More evidence for why we need two countries--one for secularists willing to fund mental health support and treatment, and one for those who continue to insist that both schizophrenia and Nazism are things that simply "happen" because of a fundamental evilness lurking in the atmosphere.
Wolgemuth and Hyatt
Conservatives love them some Reagen, that's a well known fact. Here we have a book in the "Creation Adventure Series," described on the back as "gripping stories" that "introduce young people to the work of a sovereign God, from the beginning of time to now." This particular gripping story tells us the story of Dr. Ben Aron, the surgeon who treated Reagen after the failed assassination attempt by John Hinckley, Jr. on March 31, 1981. On the fateful day, we learn, Aron had just finished a marathon session of open heart surgery with another patient. When he hears that "Rawhide" (Reagen's handle with the Secret Service) has been shot and is on his way to the hospital, he says a quick prayer and gets ready for his Presidential patient. There follows an account of Reagen's arrival and the challenges of the surgery.
Mainly, however, the book is a vehicle for Christian testimony, the author's bio telling us the following:
Paul and his wife, Julie, have created Dynamic Genesis, Inc. and work full-time to produce books for the Creation Adventure Series of which Operation Rawhide is a part. They also conduct seminars on how to teach children to answer questions on origins the way the public school textbook presents them and then 'qualify' their answers with a non-gradable Biblical scientific answer. This 'qualifier' system has received enthusiastic approval from both teachers and students.
In other words, the couple teaches children to answer questions about evolution in the way that Caesar expects of them, but to add a "dinos walked the earth with man 4000 years ago" qualifier. That's fine, I guess. Every parent, religious or secular, teaches their children something dysfunctional and stupid, so who are any of us to get in the way?

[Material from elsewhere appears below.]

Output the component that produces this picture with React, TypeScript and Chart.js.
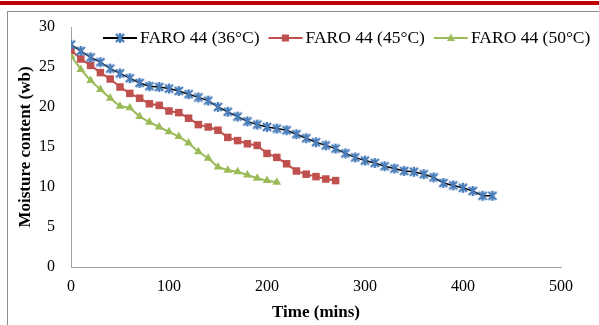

What's odd (and yet typical), though, is the massively unchristian attitude the book takes toward John Hinckley, Jr. Now you might think the Christian thing to do would be acknowledge that Hinckley was extremely ill, did something horrible, but should nevertheless be forgiven (which, as I recall, Reagan himself was magnanimous enough to do). Author Thomsen, however, really, really wants you to hate Hinckley, forever and all time. Here is the book's first mention of Hinckley:
Death raged in the dark eyes of John Hinckley, Jr. At twenty-five years of age, this American citizen had been a member of the Nazi Party.
So right out of the gate, Hinckley's a Nazi. Not mentally ill, or even confused, or even perhaps spiritually lost--but a full-on Nazi. But even that's not evil enough, so Thomsen goes on to remind us that the Nazis believed that "through time and chance, evolution would produce a superior race, and only the fittest would or should survive." Get it? The Nazis believed in evolution. Do you believe in evolution. You're a Nazi, asshole.
Nazi atrocities are then summarized, culminating in a reiteration of the major theme: "And now, forty years later, Hitler's same evil spirit was again rearing its ugly head through one John Hinckley, Jr.--a Nazi." And more: The night before the assassination attempt "he left his hotel room and went out to pornographic stores, filling his mind with corrupting, lewd pictures. His senses were dulled by drugs, pornography, hard rock music, and Nazi doctrine--with everything God opposed." At that very same moment, we learn, President Reagen was experiencing "a sense of closeness, comfort, and love surrounded by the first family that evening" having "worshiped Jesus" earlier in the day.
Do you follow? Do you understand?
Reagen = Jesus
Hinckley = Drug-addled, porn-addicted, rock-music-listening, evolution-believing NAZI.
More evidence for why we need two countries--one for secularists willing to fund mental health support and treatment, and one for those who continue to insist that both schizophrenia and Nazism are things that simply "happen" because of a fundamental evilness lurking in the atmosphere.